***** PROVIDED MATERIAL *****

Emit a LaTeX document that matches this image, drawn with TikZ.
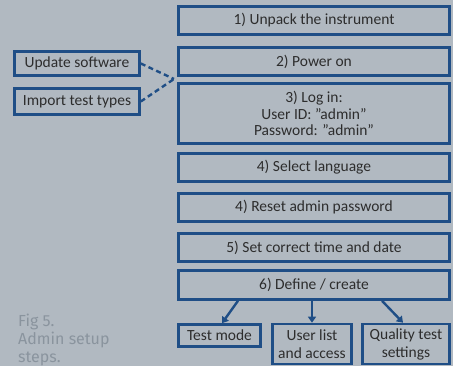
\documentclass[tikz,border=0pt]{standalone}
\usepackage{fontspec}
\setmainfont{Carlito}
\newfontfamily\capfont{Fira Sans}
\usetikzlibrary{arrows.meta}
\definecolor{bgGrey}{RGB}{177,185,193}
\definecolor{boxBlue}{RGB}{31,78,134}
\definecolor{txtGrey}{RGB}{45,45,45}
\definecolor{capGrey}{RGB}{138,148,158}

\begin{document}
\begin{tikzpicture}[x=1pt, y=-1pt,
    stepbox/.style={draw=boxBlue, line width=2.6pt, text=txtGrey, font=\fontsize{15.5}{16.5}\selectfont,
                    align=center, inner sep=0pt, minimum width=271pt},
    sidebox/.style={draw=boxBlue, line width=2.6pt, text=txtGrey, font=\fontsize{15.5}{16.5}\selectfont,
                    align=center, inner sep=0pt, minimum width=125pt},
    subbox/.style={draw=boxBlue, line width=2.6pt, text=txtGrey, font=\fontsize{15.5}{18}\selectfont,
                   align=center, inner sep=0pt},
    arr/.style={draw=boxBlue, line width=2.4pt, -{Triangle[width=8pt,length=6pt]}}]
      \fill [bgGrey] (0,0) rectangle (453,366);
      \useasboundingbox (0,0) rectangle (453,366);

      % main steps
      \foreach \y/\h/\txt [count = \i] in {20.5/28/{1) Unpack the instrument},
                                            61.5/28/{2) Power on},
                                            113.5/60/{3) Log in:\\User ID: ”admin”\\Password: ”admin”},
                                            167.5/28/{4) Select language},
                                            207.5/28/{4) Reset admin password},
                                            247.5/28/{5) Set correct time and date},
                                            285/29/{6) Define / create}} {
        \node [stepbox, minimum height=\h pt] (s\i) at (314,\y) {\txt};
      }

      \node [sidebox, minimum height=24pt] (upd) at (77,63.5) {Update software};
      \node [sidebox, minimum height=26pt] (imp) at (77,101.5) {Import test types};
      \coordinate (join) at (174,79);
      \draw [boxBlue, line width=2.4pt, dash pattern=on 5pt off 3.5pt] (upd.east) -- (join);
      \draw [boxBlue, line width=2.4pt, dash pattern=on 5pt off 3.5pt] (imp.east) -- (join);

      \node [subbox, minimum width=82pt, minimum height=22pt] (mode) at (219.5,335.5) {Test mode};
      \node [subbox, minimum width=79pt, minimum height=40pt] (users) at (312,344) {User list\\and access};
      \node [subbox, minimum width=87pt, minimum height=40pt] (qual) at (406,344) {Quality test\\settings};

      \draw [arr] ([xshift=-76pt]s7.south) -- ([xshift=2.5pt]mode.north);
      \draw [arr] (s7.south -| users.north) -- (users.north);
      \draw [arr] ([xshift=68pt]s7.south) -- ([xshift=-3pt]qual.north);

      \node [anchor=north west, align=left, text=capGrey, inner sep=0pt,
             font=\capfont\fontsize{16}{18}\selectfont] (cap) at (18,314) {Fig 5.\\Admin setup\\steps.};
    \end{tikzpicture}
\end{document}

*****

= PROBLEM =
Omitting all images, print the listing exactly.

= FINAL ANSWER =
Emit a LaTeX document that matches this image, drawn with TikZ.
\documentclass[tikz,border=0pt]{standalone}
\usepackage{fontspec}
\setmainfont{Carlito}
\newfontfamily\capfont{Fira Sans}
\usetikzlibrary{arrows.meta}
\definecolor{bgGrey}{RGB}{177,185,193}
\definecolor{boxBlue}{RGB}{31,78,134}
\definecolor{txtGrey}{RGB}{45,45,45}
\definecolor{capGrey}{RGB}{138,148,158}

\begin{document}
\begin{tikzpicture}[x=1pt, y=-1pt,
    stepbox/.style={draw=boxBlue, line width=2.6pt, text=txtGrey, font=\fontsize{15.5}{16.5}\selectfont,
                    align=center, inner sep=0pt, minimum width=271pt},
    sidebox/.style={draw=boxBlue, line width=2.6pt, text=txtGrey, font=\fontsize{15.5}{16.5}\selectfont,
                    align=center, inner sep=0pt, minimum width=125pt},
    subbox/.style={draw=boxBlue, line width=2.6pt, text=txtGrey, font=\fontsize{15.5}{18}\selectfont,
                   align=center, inner sep=0pt},
    arr/.style={draw=boxBlue, line width=2.4pt, -{Triangle[width=8pt,length=6pt]}}]
      \fill [bgGrey] (0,0) rectangle (453,366);
      \useasboundingbox (0,0) rectangle (453,366);

      % main steps
      \foreach \y/\h/\txt [count = \i] in {20.5/28/{1) Unpack the instrument},
                                            61.5/28/{2) Power on},
                                            113.5/60/{3) Log in:\\User ID: ”admin”\\Password: ”admin”},
                                            167.5/28/{4) Select language},
                                            207.5/28/{4) Reset admin password},
                                            247.5/28/{5) Set correct time and date},
                                            285/29/{6) Define / create}} {
        \node [stepbox, minimum height=\h pt] (s\i) at (314,\y) {\txt};
      }

      \node [sidebox, minimum height=24pt] (upd) at (77,63.5) {Update software};
      \node [sidebox, minimum height=26pt] (imp) at (77,101.5) {Import test types};
      \coordinate (join) at (174,79);
      \draw [boxBlue, line width=2.4pt, dash pattern=on 5pt off 3.5pt] (upd.east) -- (join);
      \draw [boxBlue, line width=2.4pt, dash pattern=on 5pt off 3.5pt] (imp.east) -- (join);

      \node [subbox, minimum width=82pt, minimum height=22pt] (mode) at (219.5,335.5) {Test mode};
      \node [subbox, minimum width=79pt, minimum height=40pt] (users) at (312,344) {User list\\and access};
      \node [subbox, minimum width=87pt, minimum height=40pt] (qual) at (406,344) {Quality test\\settings};

      \draw [arr] ([xshift=-76pt]s7.south) -- ([xshift=2.5pt]mode.north);
      \draw [arr] (s7.south -| users.north) -- (users.north);
      \draw [arr] ([xshift=68pt]s7.south) -- ([xshift=-3pt]qual.north);

      \node [anchor=north west, align=left, text=capGrey, inner sep=0pt,
             font=\capfont\fontsize{16}{18}\selectfont] (cap) at (18,314) {Fig 5.\\Admin setup\\steps.};
    \end{tikzpicture}
\end{document}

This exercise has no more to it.